Applications to QuatVec and Rotor

To understand how this works for QuatVec and Rotor inputs or outputs, we just consider that these are submanifolds of the Quaternion manifold. The only subtlety is that — while the tangent space to Quaternion and QuatVec are naturally identified with Quaternion and QuatVec themselves — the tangent space of the Rotor submanifold is naturally identified with Quaternion.

Thus, for a QuatVec input, $w$ must always be 0, which means that the tangent must always have $\Delta w = 0$, and we always treat the output functions $(s,t,u,v)$ as independent of $w$ so that $\partial s / \partial w$ and so on are always 0. Similarly, for QuatVec outputs, $s$ must always be 0, so that the tangent must always have $\Delta s = 0$, and $\partial s / \partial w$ and so on are always 0. With these considerations in mind, it's not hard to simplify the expressions above for QuatVec inputs and outputs.

On the other hand, because the tangent space to the Rotor submanifold is naturally identified with Quaternion, while there is a natural constraint on the norms of the input and output arguments, there are no structural constraints on the tangent vectors (just that they must be orthogonal to the arguments themselves).
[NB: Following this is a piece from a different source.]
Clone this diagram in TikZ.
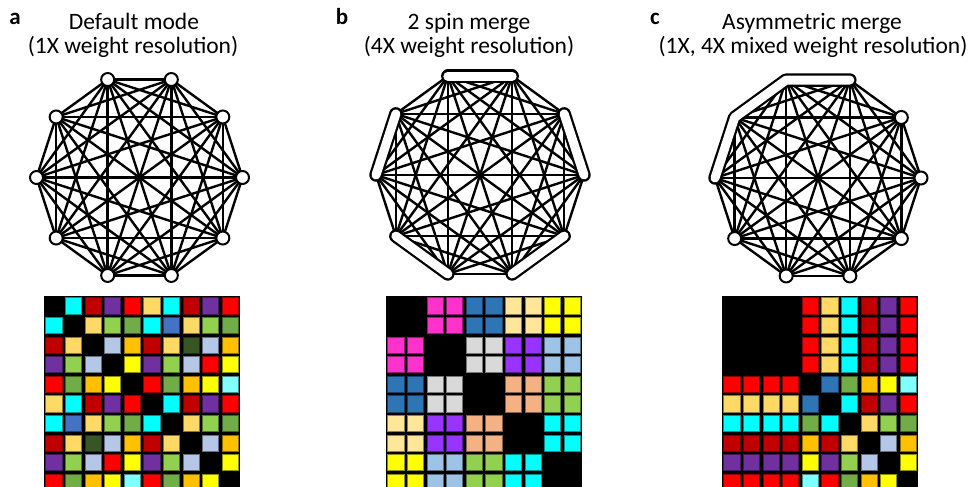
\documentclass[tikz,border=0pt]{standalone}
\usepackage{fontspec}
\setmainfont{Carlito}
% weight colours
\definecolor{wK}{HTML}{000000}
\definecolor{wCy}{HTML}{00FFFF}
\definecolor{wDR}{HTML}{C00000}
\definecolor{wPu}{HTML}{7030A0}
\definecolor{wRd}{HTML}{FF0000}
\definecolor{wGo}{HTML}{FFD966}
\definecolor{wLG}{HTML}{92D050}
\definecolor{wGr}{HTML}{70AD47}
\definecolor{wBl}{HTML}{4472C4}
\definecolor{wLB}{HTML}{B4C7E7}
\definecolor{wOr}{HTML}{FFC000}
\definecolor{wDG}{HTML}{375623}
\definecolor{wYe}{HTML}{FFFF00}
\definecolor{wLC}{HTML}{80FFFF}
\definecolor{wMg}{HTML}{FF33CC}
\definecolor{wSB}{HTML}{2E75B6}
\definecolor{wPe}{HTML}{FFE699}
\definecolor{wGy}{HTML}{D9D9D9}
\definecolor{wVi}{HTML}{9933FF}
\definecolor{wSk}{HTML}{9DC3E6}
\definecolor{wSa}{HTML}{F4B183}

% ten spin positions on a ring: prefix, centre x, centre y, radius
\newcommand{\ringcoords}[4]{%
  \foreach \k in {0,...,9} {
    \coordinate (#1\k) at ({#2+#4*cos(36*\k)}, {#3-#4*sin(36*\k)});
  }%
}
% all-to-all couplings between the ten positions
\newcommand{\alltoall}[1]{%
  \foreach \i in {0,...,8} {
    \pgfmathtruncatemacro{\inext}{\i+1}
    \foreach \j in {\inext,...,9} { \draw[bond] (#1\i) -- (#1\j); }
  }%
}
% 10x10 weight matrix: top-left x, top-left y, rows of colours
\newcommand{\weightgrid}[3]{%
  \fill[black] (#1,#2) rectangle ++(196,196);
  \foreach \row [count=\i from 0] in {#3} {
    \foreach \col [count=\j from 0] in \row {
      \filldraw[fill=\col, draw=\col!55!black, line width=0.8pt]
        ({#1+\j*19.6+1.7},{#2+\i*19.6+1.7}) rectangle ++(16.2,16.2);
    }
  }%
}

\begin{document}
\begin{tikzpicture}[x=1pt,y=-1pt]
\tikzset{
  bond/.style={line width=2.4pt, black},
  spin/.style={circle, draw=black, fill=white, line width=2pt,
               minimum size=13pt, inner sep=0pt},
  barout/.style={line width=13.5pt, black, line cap=round, line join=round},
  barin/.style={line width=9pt, white, line cap=round, line join=round},
  title/.style={font=\fontsize{23.5}{28}\selectfont, anchor=base, inner sep=0pt},
  plabel/.style={font=\fontsize{23}{26}\selectfont\bfseries, anchor=base, inner sep=0pt},
}
\useasboundingbox (0,0) rectangle (980,487);
\clip (0,0) rectangle (980,487);
\fill[white] (0,0) rectangle (980,487);

% headings
\node[plabel] (la) at (15,25) {a};
\node[title] (ta1) at (134,30) {Default mode};
\node[title] (ta2) at (133,54) {(1X weight resolution)};
\node[plabel] (lb) at (342,25) {b};
\node[title] (tb1) at (469,30) {2 spin merge};
\node[title] (tb2) at (469,54) {(4X weight resolution)};
\node[plabel] (lc) at (655,25) {c};
\node[title] (tc1) at (812,30) {Asymmetric merge};
\node[title] (tc2) at (813,54) {(1X, 4X mixed weight resolution)};

% a: ten independent spins
\ringcoords{a}{139.5}{177.5}{103}
\alltoall{a}
\foreach \k in {0,...,9} { \node[spin] (sa\k) at (a\k) {}; }

% b: spins merged in pairs
\ringcoords{b}{480}{175}{104}
\alltoall{b}
\foreach \p/\q in {0/1,2/3,4/5,6/7,8/9} {
  \draw[barout] (b\p) -- (b\q);
  \draw[barin] (b\p) -- (b\q);
}

% c: four spins merged, six independent
\ringcoords{c}{818}{178}{103}
\alltoall{c}
\draw[barout] (c2) -- (c3) -- (c4) -- (c5);
\draw[barin] (c2) -- (c3) -- (c4) -- (c5);
\foreach \k in {0,1,6,7,8,9} { \node[spin] (sc\k) at (c\k) {}; }

% weight matrices
\weightgrid{44}{296}{%
 {wK,wCy,wDR,wPu,wRd,wGo,wCy,wDR,wPu,wRd},
 {wCy,wK,wGo,wLG,wGr,wCy,wBl,wGo,wLG,wGr},
 {wDR,wGo,wK,wLB,wOr,wDR,wGo,wDG,wLB,wOr},
 {wPu,wLG,wLB,wK,wYe,wPu,wLG,wLB,wRd,wYe},
 {wRd,wGr,wOr,wYe,wK,wRd,wGr,wOr,wYe,wLC},
 {wGo,wCy,wDR,wPu,wRd,wK,wCy,wDR,wPu,wRd},
 {wCy,wBl,wGo,wLG,wGr,wCy,wK,wGo,wLG,wGr},
 {wDR,wGo,wDG,wLB,wOr,wDR,wGo,wK,wLB,wOr},
 {wPu,wLG,wLB,wRd,wYe,wPu,wLG,wLB,wK,wYe},
 {wRd,wGr,wOr,wYe,wLC,wRd,wGr,wOr,wYe,wK}}

\weightgrid{386}{296}{%
 {wK,wK,wMg,wMg,wSB,wSB,wPe,wPe,wYe,wYe},
 {wK,wK,wMg,wMg,wSB,wSB,wPe,wPe,wYe,wYe},
 {wMg,wMg,wK,wK,wGy,wGy,wVi,wVi,wSk,wSk},
 {wMg,wMg,wK,wK,wGy,wGy,wVi,wVi,wSk,wSk},
 {wSB,wSB,wGy,wGy,wK,wK,wSa,wSa,wLG,wLG},
 {wSB,wSB,wGy,wGy,wK,wK,wSa,wSa,wLG,wLG},
 {wPe,wPe,wVi,wVi,wSa,wSa,wK,wK,wCy,wCy},
 {wPe,wPe,wVi,wVi,wSa,wSa,wK,wK,wCy,wCy},
 {wYe,wYe,wSk,wSk,wLG,wLG,wCy,wCy,wK,wK},
 {wYe,wYe,wSk,wSk,wLG,wLG,wCy,wCy,wK,wK}}

\weightgrid{722}{296}{%
 {wK,wK,wK,wK,wRd,wGo,wCy,wDR,wPu,wRd},
 {wK,wK,wK,wK,wRd,wGo,wCy,wDR,wPu,wRd},
 {wK,wK,wK,wK,wRd,wGo,wCy,wDR,wPu,wRd},
 {wK,wK,wK,wK,wRd,wGo,wCy,wDR,wPu,wRd},
 {wRd,wRd,wRd,wRd,wK,wSB,wGr,wOr,wYe,wLC},
 {wGo,wGo,wGo,wGo,wSB,wK,wCy,wDR,wPu,wRd},
 {wCy,wCy,wCy,wCy,wGr,wCy,wK,wGo,wLG,wGr},
 {wDR,wDR,wDR,wDR,wOr,wDR,wGo,wK,wLB,wOr},
 {wPu,wPu,wPu,wPu,wYe,wPu,wLG,wLB,wK,wYe},
 {wRd,wRd,wRd,wRd,wLC,wRd,wGr,wOr,wYe,wK}}
\end{tikzpicture}
\end{document}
Thus, the expressions above for Quaternion inputs and outputs will look formally identical for Rotor inputs or outputs.

Older functions

In this vein, we also have some very explicit functions for computing "primals" (values) and derivatives of functions of log and exp. These are older, and likely to be deprecated at some point in favor of ChainRulesCore-based AD. Also, because of massive simplifications that result when using the right types, these derivatives are more strict about input types than the main functions themselves. For example, the derivatives of exp are defined only for QuatVec arguments; the derivatives of log are defined only for Rotor arguments; etc.


Return the value and gradient of exp(Z) with respect to the components of Z.

See ∂exp for more explanation of the components of the gradient.


julia> e, ∂e = exp∂exp(randn(QuatVecF64));

Return the value and gradient of log(Z) with respect to the components of Z.

See ∂log for more explanation of the components of the gradient.


julia> l, ∂l = log∂log(randn(RotorF64));

Return the gradient of exp(Z) with respect to the components of Z.

The result includes "off-shell" components of the gradient, meaning that even though a scalar component of Z would not be allowed for a QuatVec, we measure the gradient in that direction anyway. That is, the first element of the returned vector of quaternions is

\[\begin{aligned} \left.\frac{\partial} {\partial Z_w} \exp(Z) \right|_{Z_w=0}. \end{aligned}\]

Note that, even though exp(::QuatVec) is a Rotor, the derivative (and therefore each element of the result) is a general Quaternion.

See also ∂log for a similar function, as well as exp∂exp for a function to compute the value along with the gradient.


julia> ∂exp∂w, ∂exp∂x, ∂exp∂y, ∂exp∂z = ∂exp(randn(QuatVecF64));

Return the gradient of log(Z) with respect to the components of Z.

The result includes "off-shell" components of the gradient, meaning that even though change of Z in a direction that changes its norm would not be allowed for a Rotor, we measure the gradient in that direction anyway. That is, the elements of the returned vector of quaternions is

\[\begin{aligned} \left[ \frac{\partial} {\partial Z_w} \log(Z), \frac{\partial} {\partial Z_x} \log(Z), \frac{\partial} {\partial Z_y} \log(Z), \frac{\partial} {\partial Z_z} \log(Z) \right]. \end{aligned}\]

Note that, even though log(::Rotor) is a QuatVec, the derivative (and therefore each element of the result) is a general Quaternion.

See also ∂exp for a similar function, as well as log∂log for a function to compute the value along with the gradient.


julia> ∂log∂w, ∂log∂x, ∂log∂y, ∂log∂z = ∂log(randn(QuatVecF64));